Petah Tikva businesses transition to new kashrut system

About 300 restaurants and food businesses in Petah Tikva complete transition to new Kashrut system.

Mordechai Sones,

Kashrut supervisors
Kashrut supervisors
Flash 90

After about 300 restaurants and food businesses throughout the city of Petah Tikva completed arrangements for the transition to the new kashrut system, for the first time a list was officially published of businesses that completed the transition and now bear a kosher certificate from the Petah Tikva Rabbinate.

Today's list includes all types of food businesses from restaurants, pizzerias, and falafel stands to public catering companies catering to workers, supermarkets, and factories.

For the entire list in Hebrew click here.

The rabbinate and the religious council of Petach Tikva recently announced separation between overseers and businesses - supervisor and supervisee. The move was aimed at ending the problematic state of affairs in which the overseer received his salary from the business owner he was responsible for overseeing, constituting a conflict of interest that both violates kashrut according to halakha and is also legally invalid.

The new scheme also has significance for those who strictly adhere to Badatz certification, since the Badatzim employ a mashgiach (overseer) who is also employed by the rabbinate itself, so that wherever the new arrangement has not been implemented, there remains a conflict of interest problem in any case.
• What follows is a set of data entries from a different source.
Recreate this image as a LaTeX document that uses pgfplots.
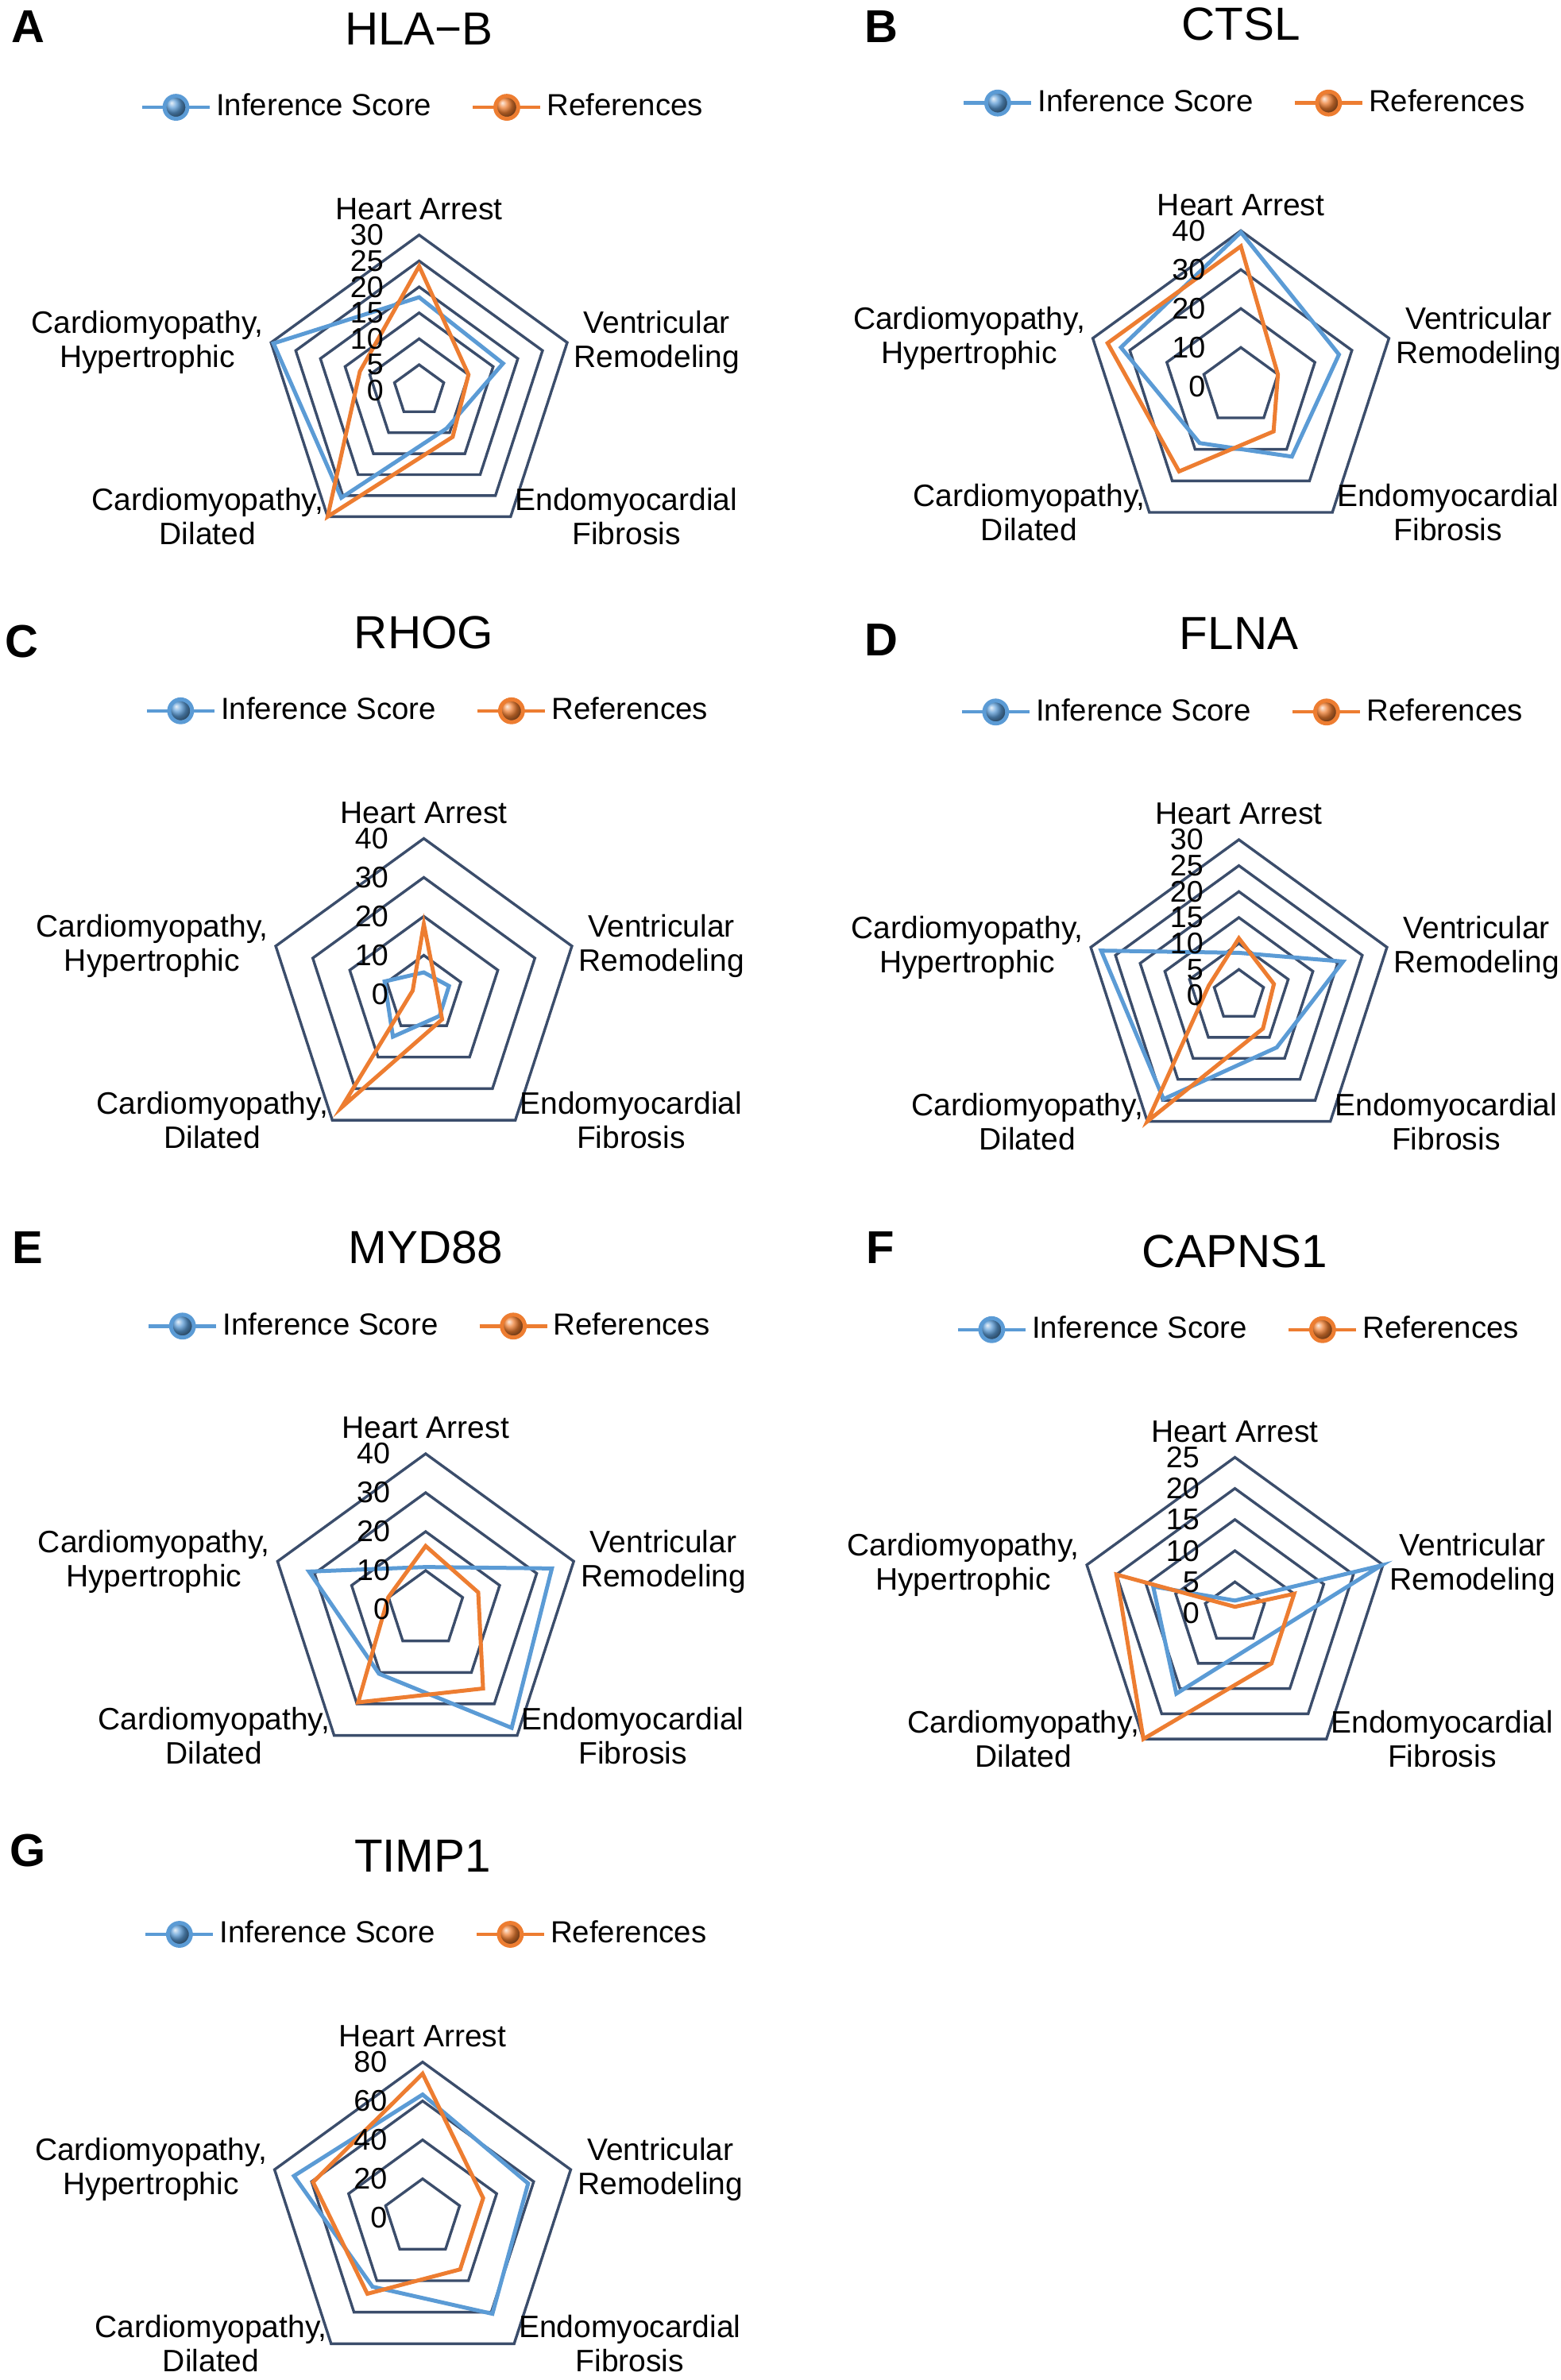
\documentclass[border=0pt]{standalone}
\usepackage{fontspec}
\setmainfont{Liberation Sans}
\usepackage{pgfplots}
\pgfplotsset{compat=1.18}
\usepackage{pgfplotstable}
\definecolor{cblue}{HTML}{5B9BD5}
\definecolor{corange}{HTML}{ED7D31}
\definecolor{cgrid}{HTML}{3B4D6B}
\newcommand{\fs}[2]{\fontsize{#1}{#2}\selectfont}

\pgfplotstableread{
a r
90 1
18 1
-54 1
-126 1
162 1
90 1
18 1
}\pent

% columns: angle, Inference Score, References  (first two rows repeated to close the polygon)
\pgfplotstableread{
a inf ref
90 18 24
18 17 10
-54 9 11
-126 25.5 30
162 29.5 12
90 18 24
18 17 10
}\dataA
\pgfplotstableread{
a inf ref
90 39.6 36
18 26.5 10
-54 22.3 14.3
-126 18 27
162 32.4 36
90 39.6 36
18 26.5 10
}\dataB
\pgfplotstableread{
a inf ref
90 5.6 18
18 6.8 3.5
-54 6.9 8
-126 13.5 36
162 10.6 3
90 5.6 18
18 6.8 3.5
}\dataC
\pgfplotstableread{
a inf ref
90 8.2 11
18 21.1 7.1
-54 12.4 7.9
-126 24.7 30
162 27.9 6.1
90 8.2 11
18 21.1 7.1
}\dataD
\pgfplotstableread{
a inf ref
90 10.9 16.3
18 34.1 14.2
-54 37.6 25.1
-126 20.4 29.5
162 31.5 10.1
90 10.9 16.3
18 34.1 14.2
}\dataE
\pgfplotstableread{
a inf ref
90 2 1
18 24.7 10
-54 6 10
-126 16 25
162 13.8 20
90 2 1
18 24.7 10
}\dataF
\pgfplotstableread{
a inf ref
90 63.3 74
18 57 32.7
-54 61 32.8
-126 43.8 48.3
162 69.5 59.2
90 63.3 74
18 57 32.7
}\dataG

\pgfplotsset{
  radar/.style={
    hide axis, scale only axis, width=127.4pt, height=127.4pt, clip=false, anchor=center,
    xmin=-#1, xmax=#1, ymin=-#1, ymax=#1,
    legend columns=2,
    legend cell align=left,
    legend style={at={(-0.19,1.2)}, anchor=west, draw=none, fill=none, inner sep=0pt,
      font=\fs{9.6pt}{11pt},
      nodes={inner xsep=0pt, inner ysep=0pt},
      /tikz/column 1/.style={column sep=1.5pt},
      /tikz/column 2/.style={column sep=12.5pt},
      /tikz/column 3/.style={column sep=1.5pt}},
  },
  gridline/.style={cgrid, line width=0.85pt, line join=miter, forget plot, no markers},
  infline/.style={cblue, line width=1.25pt, line join=miter, no markers,
    legend image code/.code={\draw[cblue, line width=1.1pt] (0pt,0pt) -- (21.25pt,0pt);
      \shade[ball color=cblue] (10.625pt,0pt) circle (3.6pt);}},
  refline/.style={corange, line width=1.25pt, line join=miter, no markers,
    legend image code/.code={\draw[corange, line width=1.1pt] (0pt,0pt) -- (21.25pt,0pt);
      \shade[ball color=corange] (10.625pt,0pt) circle (3.6pt);}},
}
\tikzset{
  catlab/.style={font=\fs{9.75pt}{10.75pt}, align=center, inner sep=0pt},
  ticklab/.style={font=\fs{9.4pt}{10pt}, anchor=east, inner sep=0pt, xshift=-11pt},
  ttl/.style={font=\fs{14.6pt}{16pt}, anchor=base, inner sep=0pt},
  letter/.style={font=\bfseries\fs{14.5pt}{16pt}, anchor=base west, inner sep=0pt},
}

\newcommand{\catlabels}[1]{%
  \node[catlab, anchor=south, yshift=4.5pt] at (axis cs:0,#1) {Heart Arrest};
  \node[catlab, anchor=west, xshift=2pt] at (axis cs:{#1*cos(18)},{#1*sin(18)}) {Ventricular\\Remodeling};
  \node[catlab, anchor=west, xshift=1.25pt] at (axis cs:{#1*cos(-54)},{#1*sin(-54)}) {Endomyocardial\\Fibrosis};
  \node[catlab, anchor=east, xshift=-1.1pt] at (axis cs:{#1*cos(-126)},{#1*sin(-126)}) {Cardiomyopathy,\\Dilated};
  \node[catlab, anchor=east, xshift=-2.2pt] at (axis cs:{#1*cos(162)},{#1*sin(162)}) {Cardiomyopathy,\\Hypertrophic};
}
\newcommand{\series}[1]{%
  \addplot[infline] table[x expr={\thisrow{inf}*cos(\thisrow{a})}, y expr={\thisrow{inf}*sin(\thisrow{a})}] {#1};
  \addlegendentry{Inference Score}
  \addplot[refline] table[x expr={\thisrow{ref}*cos(\thisrow{a})}, y expr={\thisrow{ref}*sin(\thisrow{a})}] {#1};
  \addlegendentry{References}
}
\newcommand{\grid}[1]{%
  \pgfplotsinvokeforeach{#1}{\addplot[gridline] table[x expr={##1*\thisrow{r}*cos(\thisrow{a})}, y expr={##1*\thisrow{r}*sin(\thisrow{a})}] {\pent};}%
}

\begin{document}
\begin{tikzpicture}
\useasboundingbox (0pt,0pt) rectangle (491.25pt,-749pt);

% ---------- A ----------
\begin{axis}[radar=39, at={(131.9pt,-122.95pt)}]
\grid{5,10,15,20,25,30}
\series{\dataA}
\pgfplotsinvokeforeach{0,5,10,15,20,25,30}{\node[ticklab] at (axis cs:0,#1) {#1};}
\catlabels{30}
\node[ttl] at (axis description cs:0.5,1.3546) {HLA−B};
\end{axis}

% ---------- B ----------
\begin{axis}[radar=52, at={(390.5pt,-121.6pt)}]
\grid{10,20,30,40}
\series{\dataB}
\pgfplotsinvokeforeach{0,10,20,30,40}{\node[ticklab] at (axis cs:0,#1) {#1};}
\catlabels{40}
\node[ttl] at (axis description cs:0.5,1.3546) {CTSL};
\end{axis}

% ---------- C ----------
\begin{axis}[radar=52, at={(133.375pt,-312.875pt)}]
\grid{10,20,30,40}
\series{\dataC}
\pgfplotsinvokeforeach{0,10,20,30,40}{\node[ticklab] at (axis cs:0,#1) {#1};}
\catlabels{40}
\node[ttl] at (axis description cs:0.5,1.3546) {RHOG};
\end{axis}

% ---------- D ----------
\begin{axis}[radar=39, at={(389.875pt,-313.25pt)}]
\grid{5,10,15,20,25,30}
\series{\dataD}
\pgfplotsinvokeforeach{0,5,10,15,20,25,30}{\node[ticklab] at (axis cs:0,#1) {#1};}
\catlabels{30}
\node[ttl] at (axis description cs:0.5,1.3546) {FLNA};
\end{axis}

% ---------- E ----------
\begin{axis}[radar=52, at={(133.95pt,-506.5pt)}]
\grid{10,20,30,40}
\series{\dataE}
\pgfplotsinvokeforeach{0,10,20,30,40}{\node[ticklab] at (axis cs:0,#1) {#1};}
\catlabels{40}
\node[ttl] at (axis description cs:0.5,1.3546) {MYD88};
\end{axis}

% ---------- F ----------
\begin{axis}[radar=32.5, at={(388.625pt,-507.625pt)}]
\grid{5,10,15,20,25}
\series{\dataF}
\pgfplotsinvokeforeach{0,5,10,15,20,25}{\node[ticklab] at (axis cs:0,#1) {#1};}
\catlabels{25}
\node[ttl] at (axis description cs:0.5,1.3546) {CAPNS1};
\end{axis}

% ---------- G ----------
\begin{axis}[radar=104, at={(133pt,-697.925pt)}]
\grid{20,40,60,80}
\series{\dataG}
\pgfplotsinvokeforeach{0,20,40,60,80}{\node[ticklab] at (axis cs:0,#1) {#1};}
\catlabels{80}
\node[ttl] at (axis description cs:0.5,1.3546) {TIMP1};
\end{axis}

% panel letters
\node[letter] at (3.5pt,-13.5pt) {A};
\node[letter] at (272pt,-13.5pt) {B};
\node[letter] at (1.4pt,-206.75pt) {C};
\node[letter] at (272pt,-206.4pt) {D};
\node[letter] at (3.75pt,-397.5pt) {E};
\node[letter] at (272.4pt,-397.5pt) {F};
\node[letter] at (3pt,-587.25pt) {G};
\end{tikzpicture}
\end{document}
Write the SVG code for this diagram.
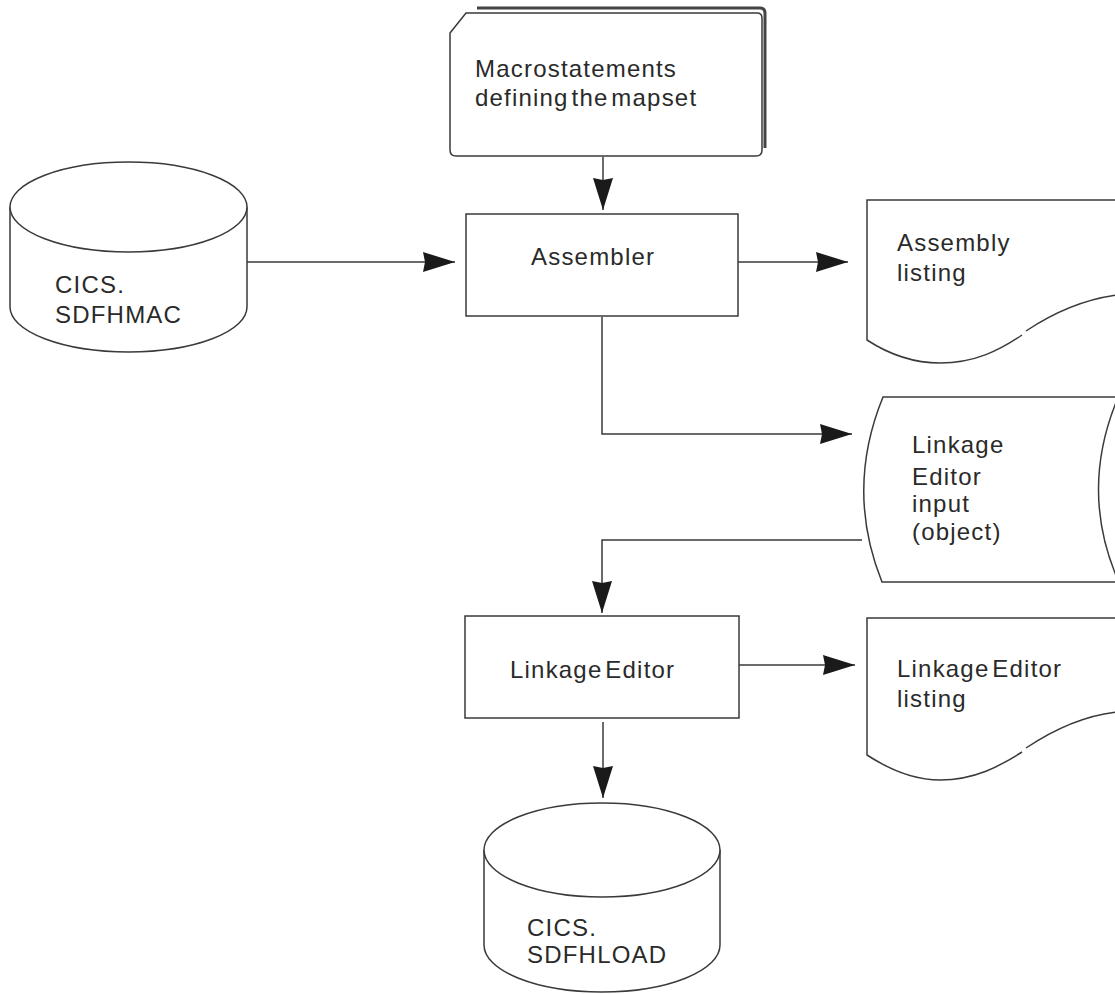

Kashrut supervisors who transitioned to the new system report that they already feel the change: "As a mashgiach, I often find myself in a situation where I have to fix a certain problem even when there's a lot of pressure in the kitchen," says Yosef, who serves as a supervisor in one of the city's largest businesses. "Knowing that I'm no longer subordinate to the owner and have full backing of the rabbinate allows me to operate with much greater tranquility on behalf of the rabbinate and the public, without ancillary considerations causing me to hesitate even for a moment from worrying only about kashrut." Israel, another overseer who moved to the new system also welcomed the change, which he said "removes us from the problematic burden of conflict of interest.

"We congratulate the many business owners who completed the process in order to improve the level and quality of supervision," he said. "We'd like to thank the general public for making sure to buy in places where the kashrut programs were arranged so they become partners in fixing and improving true and proper kashrut supervision."